O filme mais disputado da 48ª Mostra Internacional de Cinema de São Paulo certamente atendeu às expectativas. Estamos falando de Ainda estou aqui, dirigido por Walter Salles, que teve todas as sessões lotadas, inclusive as da imprensa. O longa será lançado nos cinemas a partir do dia 7.
A trama gira em torno da história de Eunice Paiva (interpretada por Fernanda Torres/Fernanda Montenegro), viúva do advogado e deputado cassado Rubens Paiva (Selton Mello), que foi morto sob tortura pela ditadura militar no início de 1971. O roteiro, baseado no livro homônimo de memórias de Marcelo Rubens Paiva, escrito por Murilo Hauser e Heitor Lorega, recebeu prêmios em Veneza.

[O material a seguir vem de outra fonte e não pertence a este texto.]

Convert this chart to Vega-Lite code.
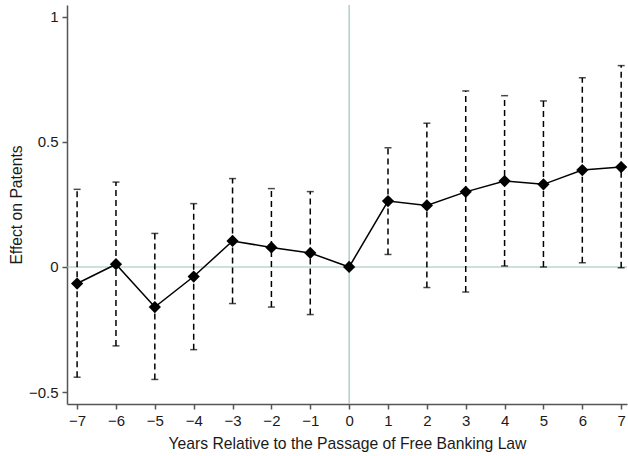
{
  "$schema": "https://vega.github.io/schema/vega-lite/v6.json",
  "autosize": "none",
  "width": 560,
  "height": 399,
  "padding": {"left": 67, "top": 5, "right": 1, "bottom": 52},
  "background": "white",
  "config": {
    "view": {"stroke": null},
    "font": "Liberation Sans",
    "axis": {
      "grid": false,
      "domainColor": "#555555",
      "domainWidth": 1.5,
      "tickColor": "#555555",
      "tickWidth": 1.5,
      "tickSize": 5,
      "labelFont": "Liberation Sans",
      "labelFontSize": 15,
      "labelColor": "#1a1a1a",
      "titleFont": "Liberation Sans",
      "titleFontSize": 15.7,
      "titleFontWeight": "normal",
      "titleColor": "#1a1a1a"
    }
  },
  "data": {
    "values": [
      {"year": -7, "est": -0.066, "lo": -0.44, "hi": 0.31},
      {"year": -6, "est": 0.011, "lo": -0.315, "hi": 0.339},
      {"year": -5, "est": -0.16, "lo": -0.449, "hi": 0.134},
      {"year": -4, "est": -0.038, "lo": -0.33, "hi": 0.253},
      {"year": -3, "est": 0.104, "lo": -0.146, "hi": 0.353},
      {"year": -2, "est": 0.078, "lo": -0.16, "hi": 0.313},
      {"year": -1, "est": 0.056, "lo": -0.19, "hi": 0.301},
      {"year": 0, "est": 0, "lo": null, "hi": null},
      {"year": 1, "est": 0.263, "lo": 0.05, "hi": 0.476},
      {"year": 2, "est": 0.246, "lo": -0.082, "hi": 0.574},
      {"year": 3, "est": 0.3, "lo": -0.1, "hi": 0.703},
      {"year": 4, "est": 0.343, "lo": 0.004, "hi": 0.684},
      {"year": 5, "est": 0.33, "lo": 0.0, "hi": 0.663},
      {"year": 6, "est": 0.387, "lo": 0.017, "hi": 0.756},
      {"year": 7, "est": 0.399, "lo": -0.003, "hi": 0.804}
    ]
  },
  "encoding": {
    "x": {
      "field": "year", "type": "quantitative",
      "scale": {"domain": [-7.26, 7.15], "nice": false, "zero": false},
      "axis": {"values": [-7,-6,-5,-4,-3,-2,-1,0,1,2,3,4,5,6,7], "format": "~g", "title": "Years Relative to the Passage of Free Banking Law", "labelPadding": 4, "titlePadding": 8}
    }
  },
  "layer": [
    {
      "data": {"values": [{"ref": 0}]},
      "mark": {"type": "rule", "color": "#9dc2ba", "strokeWidth": 1.2},
      "encoding": {"x": null, "y": {"field": "ref", "type": "quantitative", "scale": {"domain": [-0.547, 1.046], "nice": false, "zero": false}}}
    },
    {
      "data": {"values": [{"ref": 0}]},
      "mark": {"type": "rule", "color": "#9dc2ba", "strokeWidth": 1.2},
      "encoding": {"x": {"field": "ref", "type": "quantitative"}}
    },
    {
      "mark": {"type": "rule", "color": "black", "strokeWidth": 1.5, "strokeDash": [6, 4]},
      "encoding": {
        "y": {"field": "lo", "type": "quantitative"},
        "y2": {"field": "hi"}
      }
    },
    {
      "mark": {"type": "tick", "orient": "horizontal", "color": "black", "size": 7, "thickness": 1.5},
      "encoding": {"y": {"field": "lo", "type": "quantitative"}}
    },
    {
      "mark": {"type": "tick", "orient": "horizontal", "color": "black", "size": 7, "thickness": 1.5},
      "encoding": {"y": {"field": "hi", "type": "quantitative"}}
    },
    {
      "mark": {"type": "line", "color": "black", "strokeWidth": 1.5},
      "encoding": {"y": {"field": "est", "type": "quantitative"}}
    },
    {
      "mark": {"type": "point", "shape": "diamond", "filled": true, "color": "black", "size": 150, "opacity": 1},
      "encoding": {
        "y": {
          "field": "est", "type": "quantitative",
          "axis": {"values": [-0.5, 0, 0.5, 1], "format": "~g", "title": "Effect on Patents", "titlePadding": 4, "labelPadding": 4}
        }
      }
    }
  ]
}
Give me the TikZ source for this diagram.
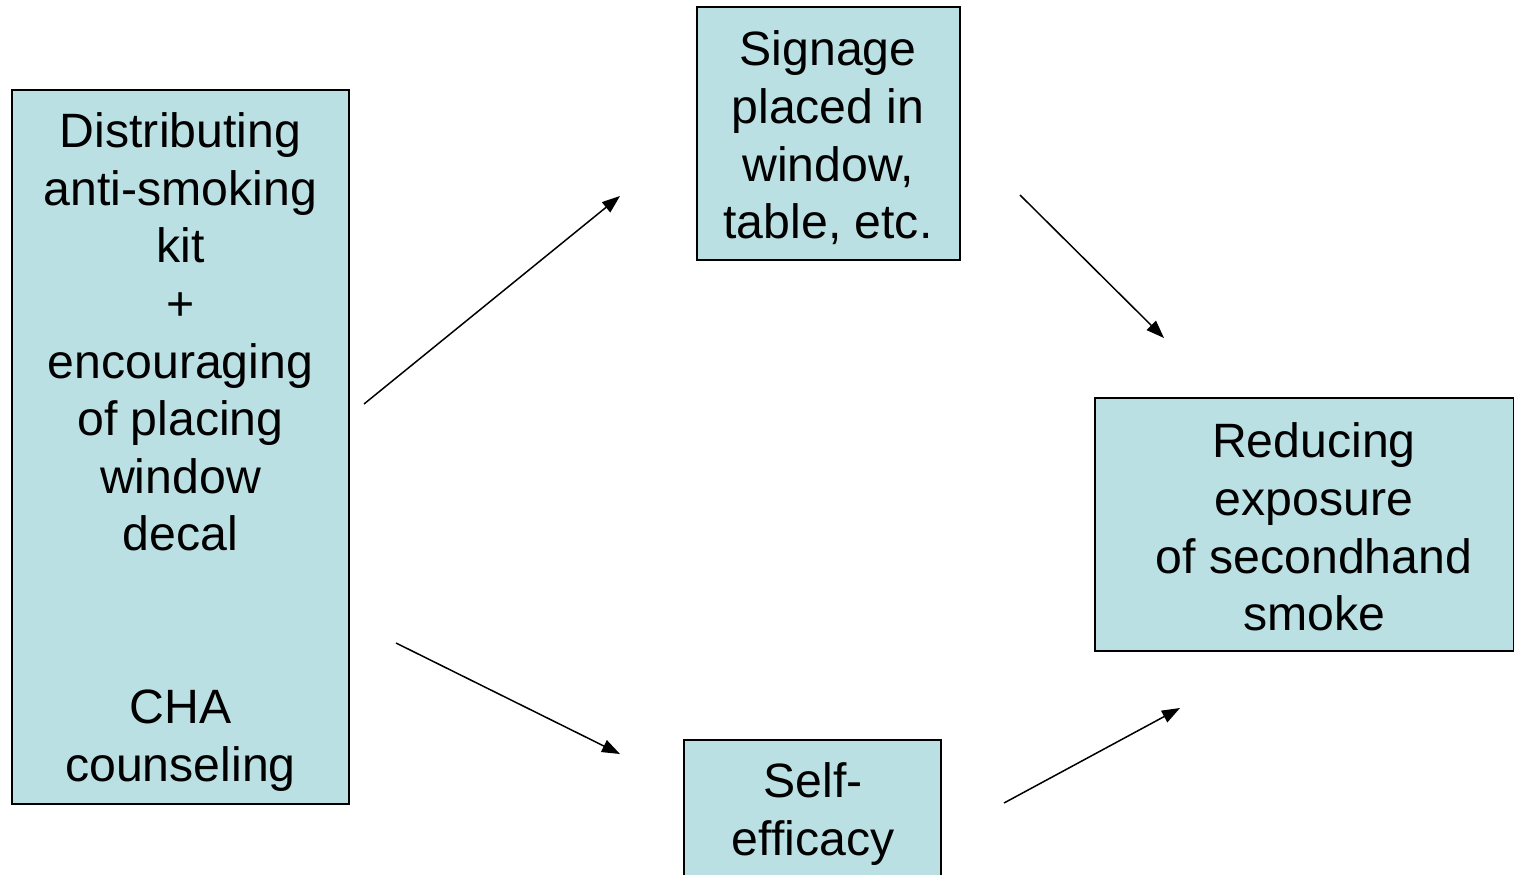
\documentclass[tikz,border=0pt]{standalone}
\usepackage{fontspec}
\setmainfont{Liberation Sans}
\usetikzlibrary{arrows.meta}
\definecolor{boxfill}{HTML}{BBE0E3}
\begin{document}
\begin{tikzpicture}[x=0.5pt,y=-0.5pt,
  box/.style={draw=black, line width=0.8pt, fill=boxfill, inner sep=0pt},
  txt/.style={inner sep=0pt, align=center, font=\fontsize{24.1pt}{28.8pt}\selectfont},
  arr/.style={line width=0.75pt, -{Triangle[length=9pt,width=6.5pt]}}]
\clip (0,0) rectangle (1514,874);
\fill[white] (0,0) rectangle (1514,874);
\node[box, minimum width=168.5pt, minimum height=357pt] (kit) at (180.5,447) {};
\node[txt] (kittxt) at (180.5,452)
  {Distributing\\anti-smoking\\kit\\+\\encouraging\\of placing\\window\\decal\\[57.6pt]CHA\\counseling};
\node[box, minimum width=131.5pt, minimum height=126.5pt] (sign) at (828.5,133.5) {};
\node[txt] (signtxt) at (828,138) {Signage\\placed in\\window,\\table, etc.};
\node[box, minimum width=209.5pt, minimum height=126.5pt] (reduce) at (1304.5,524.5) {};
\node[txt] (reducetxt) at (1314,527) {Reducing\\exposure\\of secondhand\\smoke};
\node[box, minimum width=128.5pt, minimum height=126.5pt, anchor=north] (self) at (812.5,739) {};
\node[txt] (selftxt) at (813,814) {Self-\\efficacy};
\coordinate (a1s) at (364,404);
\coordinate (a1e) at (620,196);
\coordinate (a2s) at (1020,195);
\coordinate (a2e) at (1164,338);
\coordinate (a3s) at (396,643);
\coordinate (a3e) at (620,754);
\coordinate (a4s) at (1004,803);
\coordinate (a4e) at (1180,708);
\draw[arr] (a1s) -- (a1e);
\draw[arr] (a2s) -- (a2e);
\draw[arr] (a3s) -- (a3e);
\draw[arr] (a4s) -- (a4e);
\end{tikzpicture}
\end{document}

O filme acerta ao recriar com sensibilidade e precisão a época em que se passa a história. A ambientação consegue uma naturalidade quase documental, seja nas cenas de praia ou nas ruas, repletas de carros como fuscas e Opalas característicos dos anos 70. Esse cuidado nas imagens, resultado do trabalho conjunto de fotografia e direção de arte, envolve o espectador na trama, que aborda a tragédia de uma mulher, de uma família e de um país.
Uma casa, um país
No centro de tudo está a casa da família Paiva, uma residência espaçosa de frente para o mar do Leblon. Esse espaço acolhedor ocupado por Eunice/Rubens e seus cinco filhos é invadido e marcado pela presença de policiais à paisana, que vêm buscar o ex-deputado e vigiar o restante da família. Desde Aquarius, de Kleber Mendonça Filho, não se via uma residência tão protagonista.
A invasão acontece quando o espectador já está familiarizado com o ambiente, de modo a sentir também a sensação de invasão e violência. Essa família específica representa ao mesmo tempo todas as famílias.
Walter Salles consegue expor o que há de universal em uma história particular, transformando o drama dos Paiva em uma metáfora do drama nacional. E é Eunice Paiva, interpretada com maestria por Fernanda Torres e, na velhice, por Fernanda Montenegro, que conduz esse drama como uma heroína discreta e resiliente.
Além da narrativa realista clássica, dominada com maestria por Walter Salles, o filme apresenta momentos de poesia audiovisual notáveis.
Várias cenas são exemplos disso: desde a primeira cena, com Eunice boiando no mar enquanto um helicóptero surge no horizonte, até a simbologia por trás do último dente de leite da filha mais nova. O filme consegue explorar as relações familiares de forma profunda e tocante.
Uma cena em particular se destaca: Eunice, em uma das noites na prisão, ouve um prisioneiro na cela ao lado cantando o samba “Agoniza mas não morre”, de Nelson Sargento. Esse canto assume uma dimensão de resistência em meio à escuridão, tornando-se quase metafísico.
Existem muitos outros aspectos a serem destacados, desde o uso criativo das imagens em super-8 captadas pela filha mais velha até a trilha sonora variada, passando pelo elenco coeso. Entretanto, na maior mostra de cinema do país, é importante também dar atenção a outros títulos que não devem passar despercebidos. Abaixo, alguns deles:
Destaques da Mostra
Falando com rios (Irã/Reino Unido), de Mohsen Makhmalbaf. Um diálogo entre um iraniano e um afegão expõe a tragédia histórica desses dois países, marcados pelo fanatismo religioso e pela ganância das potências.
Grand tour (Portugal/Itália/França), de Miguel Gomes. Um funcionário britânico em uma viagem pelo Oriente mistura os tempos para abordar o colonialismo e embates culturais em diferentes países.
Através do fluxo (Coreia do Sul), de Hong Sang-soo. O filme acompanha o fluir do tempo na vida de uma professora de artes e seu tio ator/diretor de teatro.
Os enforcados (Brasil), de Fernando Coimbra. Um thriller policial que mistura sátira política enquanto um casal tenta sobreviver em meio a um Rio conflagrado.
Mário de Andrade, o turista aprendiz (Brasil), de Murilo Salles. Baseado nas anotações de Mário de Andrade, o filme recria de forma criativa a viagem do escritor pela Amazônia em 1927.
Oito cartões-postais da utopia (Romênia), de Radu Jude. Um documentário que traça a história da Romênia com comerciais de TV absurdos produzidos no país ao longo dos anos.
Ernest Cole: achados e perdidos (França/Eua), de Raoul Peck. Documentário sobre o fotógrafo Ernest Cole, que registrou a opressão do apartheid na África do Sul e as comunidades negras nos EUA.
Serra das almas (Brasil), de Lirio Ferreira. Um grupo em fuga se refugia no sertão, explorando as tensões sociais em um contexto contemporâneo.